> In 56% of eval cases, the skill was never invoked. The agent had access to the documentation but didn't use it. Adding the skill produced no improvement over baseline.
> …
> Skills aren't useless. The AGENTS.md approach provides broad, horizontal improvements to how agents work with Next.js across all tasks. Skills work better for vertical, action-specific workflows that users explicitly trigger,
https://vercel.com/blog/agents-md-outperforms-skills-in-our-...

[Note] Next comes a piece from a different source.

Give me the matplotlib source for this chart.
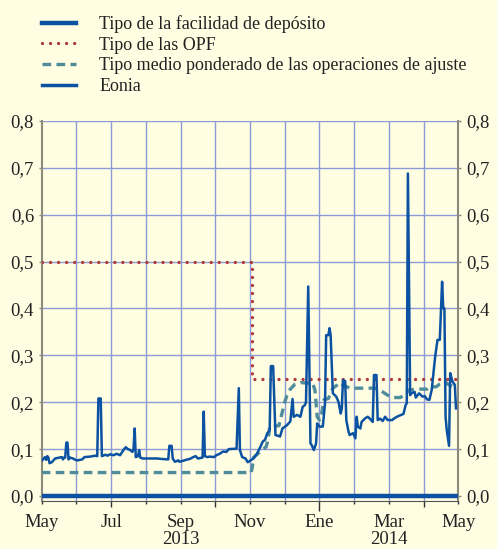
import calendar
import matplotlib
matplotlib.use('Agg')
import matplotlib.pyplot as plt
from matplotlib.lines import Line2D

plt.rcParams['font.family'] = ['Liberation Serif', 'DejaVu Serif']

# Eonia (diario, aprox.)
eonia_dates = ['2013-05-01', '2013-05-04', '2013-05-05', '2013-05-06', '2013-05-07', '2013-05-08',
               '2013-05-10', '2013-05-13', '2013-05-17', '2013-05-19', '2013-05-20', '2013-05-21',
               '2013-05-22', '2013-05-23', '2013-05-24', '2013-05-25', '2013-05-26', '2013-05-29',
               '2013-05-31', '2013-06-02', '2013-06-06', '2013-06-08', '2013-06-13', '2013-06-17',
               '2013-06-19', '2013-06-20', '2013-06-22', '2013-06-23', '2013-06-26', '2013-06-28',
               '2013-06-30', '2013-07-03', '2013-07-06', '2013-07-09', '2013-07-12', '2013-07-14',
               '2013-07-16', '2013-07-18', '2013-07-20', '2013-07-21', '2013-07-22', '2013-07-23',
               '2013-07-25', '2013-07-26', '2013-07-27', '2013-07-29', '2013-08-05', '2013-08-11',
               '2013-08-15', '2013-08-21', '2013-08-22', '2013-08-24', '2013-08-25', '2013-08-27',
               '2013-08-30', '2013-08-31', '2013-09-03', '2013-09-07', '2013-09-09', '2013-09-12',
               '2013-09-14', '2013-09-16', '2013-09-20', '2013-09-21', '2013-09-22', '2013-09-24',
               '2013-09-26', '2013-09-30', '2013-10-02', '2013-10-05', '2013-10-08', '2013-10-11',
               '2013-10-13', '2013-10-20', '2013-10-22', '2013-10-23', '2013-10-25', '2013-10-28',
               '2013-10-30', '2013-11-01', '2013-11-04', '2013-11-07', '2013-11-10', '2013-11-12',
               '2013-11-14', '2013-11-16', '2013-11-18', '2013-11-19', '2013-11-21', '2013-11-23',
               '2013-11-27', '2013-11-29', '2013-12-03', '2013-12-06', '2013-12-08', '2013-12-09',
               '2013-12-12', '2013-12-15', '2013-12-17', '2013-12-19', '2013-12-20', '2013-12-22',
               '2013-12-24', '2013-12-25', '2013-12-27', '2013-12-29', '2013-12-30', '2014-01-01',
               '2014-01-04', '2014-01-06', '2014-01-07', '2014-01-09', '2014-01-10', '2014-01-11',
               '2014-01-13', '2014-01-16', '2014-01-18', '2014-01-20', '2014-01-21', '2014-01-22',
               '2014-01-24', '2014-01-25', '2014-01-27', '2014-01-28', '2014-01-31', '2014-02-02',
               '2014-02-03', '2014-02-04', '2014-02-06', '2014-02-07', '2014-02-10', '2014-02-12',
               '2014-02-14', '2014-02-16', '2014-02-17', '2014-02-19', '2014-02-20', '2014-02-22',
               '2014-02-24', '2014-02-26', '2014-02-28', '2014-03-04', '2014-03-06', '2014-03-09',
               '2014-03-12', '2014-03-14', '2014-03-16', '2014-03-17', '2014-03-18', '2014-03-20',
               '2014-03-21', '2014-03-24', '2014-03-25', '2014-03-28', '2014-03-31', '2014-04-02',
               '2014-04-04', '2014-04-06', '2014-04-08', '2014-04-11', '2014-04-13', '2014-04-15',
               '2014-04-17', '2014-04-18', '2014-04-19', '2014-04-20', '2014-04-21', '2014-04-23',
               '2014-04-24', '2014-04-26', '2014-04-28', '2014-04-29']
eonia = [0.075, 0.083, 0.077, 0.085, 0.082, 0.070,
         0.072, 0.080, 0.082, 0.083, 0.078, 0.082,
         0.082, 0.114, 0.114, 0.078, 0.082, 0.080,
         0.077, 0.076, 0.078, 0.083, 0.084, 0.086,
         0.085, 0.208, 0.208, 0.085, 0.088, 0.086,
         0.089, 0.087, 0.090, 0.087, 0.098, 0.104,
         0.100, 0.098, 0.094, 0.100, 0.144, 0.083,
         0.085, 0.098, 0.082, 0.080, 0.080, 0.080,
         0.079, 0.078, 0.107, 0.107, 0.080, 0.073,
         0.076, 0.073, 0.075, 0.078, 0.079, 0.083,
         0.085, 0.080, 0.082, 0.180, 0.085, 0.083,
         0.084, 0.083, 0.087, 0.090, 0.095, 0.094,
         0.100, 0.101, 0.230, 0.098, 0.083, 0.080,
         0.072, 0.075, 0.080, 0.090, 0.105, 0.116,
         0.120, 0.134, 0.140, 0.277, 0.277, 0.130,
         0.127, 0.144, 0.151, 0.159, 0.207, 0.169,
         0.173, 0.169, 0.190, 0.194, 0.200, 0.447,
         0.112, 0.109, 0.098, 0.112, 0.155, 0.148,
         0.148, 0.198, 0.343, 0.343, 0.358, 0.343,
         0.219, 0.212, 0.201, 0.176, 0.187, 0.247,
         0.245, 0.162, 0.137, 0.130, 0.134, 0.123,
         0.169, 0.148, 0.144, 0.158, 0.166, 0.169,
         0.164, 0.158, 0.258, 0.258, 0.162, 0.165,
         0.160, 0.169, 0.162, 0.162, 0.166, 0.170,
         0.173, 0.175, 0.194, 0.198, 0.688, 0.215,
         0.219, 0.222, 0.210, 0.219, 0.212, 0.213,
         0.206, 0.205, 0.226, 0.297, 0.333, 0.333,
         0.457, 0.400, 0.400, 0.169, 0.141, 0.107,
         0.262, 0.244, 0.237, 0.187]

# Tipo medio ponderado de las operaciones de ajuste
ajuste_dates = ['2013-05-01', '2013-11-02', '2013-11-03', '2013-11-04', '2013-11-10', '2013-11-15',
                '2013-11-17', '2013-11-18', '2013-11-26', '2013-11-29', '2013-12-01', '2013-12-03',
                '2013-12-06', '2013-12-10', '2013-12-15', '2013-12-26', '2013-12-28', '2013-12-29',
                '2013-12-30', '2014-01-01', '2014-01-03', '2014-01-05', '2014-01-09', '2014-01-11',
                '2014-01-13', '2014-01-17', '2014-01-19', '2014-01-22', '2014-01-28', '2014-02-18',
                '2014-02-24', '2014-02-28', '2014-03-05', '2014-03-11', '2014-03-15', '2014-03-19',
                '2014-03-28', '2014-04-04', '2014-04-06', '2014-04-12', '2014-04-15', '2014-04-19',
                '2014-04-23', '2014-04-30']
ajuste = [0.050, 0.050, 0.062, 0.082, 0.095, 0.105,
          0.125, 0.148, 0.150, 0.180, 0.200, 0.215,
          0.228, 0.238, 0.242, 0.240, 0.226, 0.198,
          0.169, 0.162, 0.176, 0.205, 0.208, 0.219,
          0.230, 0.237, 0.242, 0.237, 0.230, 0.230,
          0.222, 0.215, 0.210, 0.210, 0.215, 0.226,
          0.228, 0.228, 0.233, 0.233, 0.239, 0.244,
          0.237, 0.230]

# Tipo de las OPF
opf_dates = ['2013-05-01', '2013-11-03', '2013-11-03', '2014-05-01']
opf = [0.50, 0.50, 0.25, 0.25]

# Tipo de la facilidad de depósito
dep_dates = ['2013-05-01', '2014-05-01']
dep = [0.0, 0.0]

month_labels = ['May', '', 'Jul', '', 'Sep', '', 'Nov', '', 'Ene', '', 'Mar', '', 'May']
years = ['2013', '2014']
y_ticks = [0.0, 0.1, 0.2, 0.3, 0.4, 0.5, 0.6, 0.7, 0.8]


def to_x(s):
    # eje con meses de igual anchura, origen en mayo 2013
    y, m, d = (int(p) for p in s.split('-'))
    idx = (y - 2013) * 12 + (m - 5)
    return idx + (d - 1) / calendar.monthrange(y, m)[1]


bg = '#fffde2'
blue = '#0b52a2'
red = '#b23a3a'
teal = '#4f8c9c'
grid_c = '#8c9ad6'
spine_c = '#8b8a7c'
txt = '#222222'

dotted = (0, (0.01, 2.4))
dashed = (0, (2.6, 1.6))

fig = plt.figure(figsize=(4.97, 5.49), dpi=100, facecolor=bg)
ax = fig.add_axes([41.7 / 497, 48 / 549, 416.6 / 497, 380 / 549])
ax.set_facecolor(bg)

ax.plot([to_x(d) for d in dep_dates], dep, color=blue, lw=3.2, solid_capstyle='butt', zorder=3,
        label='Tipo de la facilidad de depósito')
ax.plot([to_x(d) for d in opf_dates], opf, color=red, lw=2.4, linestyle=dotted,
        dash_capstyle='round', zorder=4, label='Tipo de las OPF')
ax.plot([to_x(d) for d in ajuste_dates], ajuste, color=teal, lw=2.4, linestyle=dashed,
        zorder=4, label='Tipo medio ponderado de las operaciones de ajuste')
ax.plot([to_x(d) for d in eonia_dates], eonia, color=blue, lw=1.8, zorder=5, label='Eonia')

ax.set_xlim(0, 12)
ax.set_ylim(-0.0107, 0.8)

ax.set_yticks(y_ticks)
ax.set_yticklabels([f'{v:.1f}'.replace('.', ',') for v in y_ticks])
ax.tick_params(axis='y', which='both', left=True, right=True, labelleft=True, labelright=True,
               length=2.5, width=1, color=spine_c, labelsize=13.5, labelcolor=txt, pad=3)
for v in y_ticks:
    ax.axhline(v, color=grid_c, lw=1, zorder=1)

ax.set_xticks(range(13))
ax.set_xticklabels(month_labels)
ax.tick_params(axis='x', length=2.2, width=1, color='#333333', labelsize=13.5, labelcolor=txt, pad=7)
for i, t in enumerate(ax.xaxis.get_major_ticks()):
    if i == 8:
        t.tick1line.set_markersize(7.2)
    elif i % 3 == 2:
        t.tick1line.set_markersize(4.3)
for i in range(1, 12):
    ax.axvline(i, color=grid_c, lw=1, zorder=1)

for s in ['left', 'right']:
    ax.spines[s].set_color(spine_c)
    ax.spines[s].set_linewidth(1.5)
ax.spines['top'].set_visible(False)
ax.spines['bottom'].set_color('#555555')
ax.spines['bottom'].set_linewidth(0.8)

for yr, xm in zip(years, [4, 10]):
    ax.text(xm, -0.1035, yr, ha='center', va='baseline', fontsize=13.5, color=txt, clip_on=False)

handles = [Line2D([], [], color=blue, lw=3.2),
           Line2D([], [], color=red, lw=2.4, linestyle=dotted, dash_capstyle='round'),
           Line2D([], [], color=teal, lw=2.4, linestyle=dashed),
           Line2D([], [], color=blue, lw=2.5)]
labels = ['Tipo de la facilidad de depósito', 'Tipo de las OPF',
          'Tipo medio ponderado de las operaciones de ajuste', 'Eonia']
leg = fig.legend(handles, labels, loc='upper left', bbox_to_anchor=(26 / 497, 1 + 1 / 549),
                 frameon=False, fontsize=13, handlelength=1.85, handletextpad=1.3,
                 labelspacing=0.2, labelcolor=txt)

fig.savefig('out.png', dpi=100, facecolor=bg)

I saw someone's analysis a few days ago and they found that their agents were more accurate when just dumping the skill context directly into AGENTS.md
I think this is (mostly) a solvable problem. The current generation of SotA models wasn’t RLVR-trained on skills (they didn’t exist at that time) and probably gets slightly confused by the way the little descriptions are all packed into the same tool call schema. (At least that’s how it works with Claude Code.) The next generation will have likely been RLVRed on a lot of tasks where skills are available, and will use them much more reliably. Basically, wait until the next Opus release and you should hopefully see major improvements. (Of course, all this stuff is non-deterministic blah blah, but I think it’s reasonable to expect going from “misses the skill 30% of the time” to “misses it 2% of the time”.)
Probably the more skills you have, the more confused it might get. The more potentially conflicting instructions you give the harder it gets for an LLM to figure out what you actually want to happen.
If I catch it going off script, I often interrupt it and tell it what to do and update the relevant skill. Seems to work pretty good. Keeping things simple seems to work.
Edit: btw I’ve gone from genai value denier to skeptic to cautiously optimistic to fairly impressed in the span of a year. (I’m a user of Claude code)
Even with that, I have to be very specific in triggering a skill and it's hit or miss if it picks up on the skill -- usually I have to say there is a skill with this go and use it.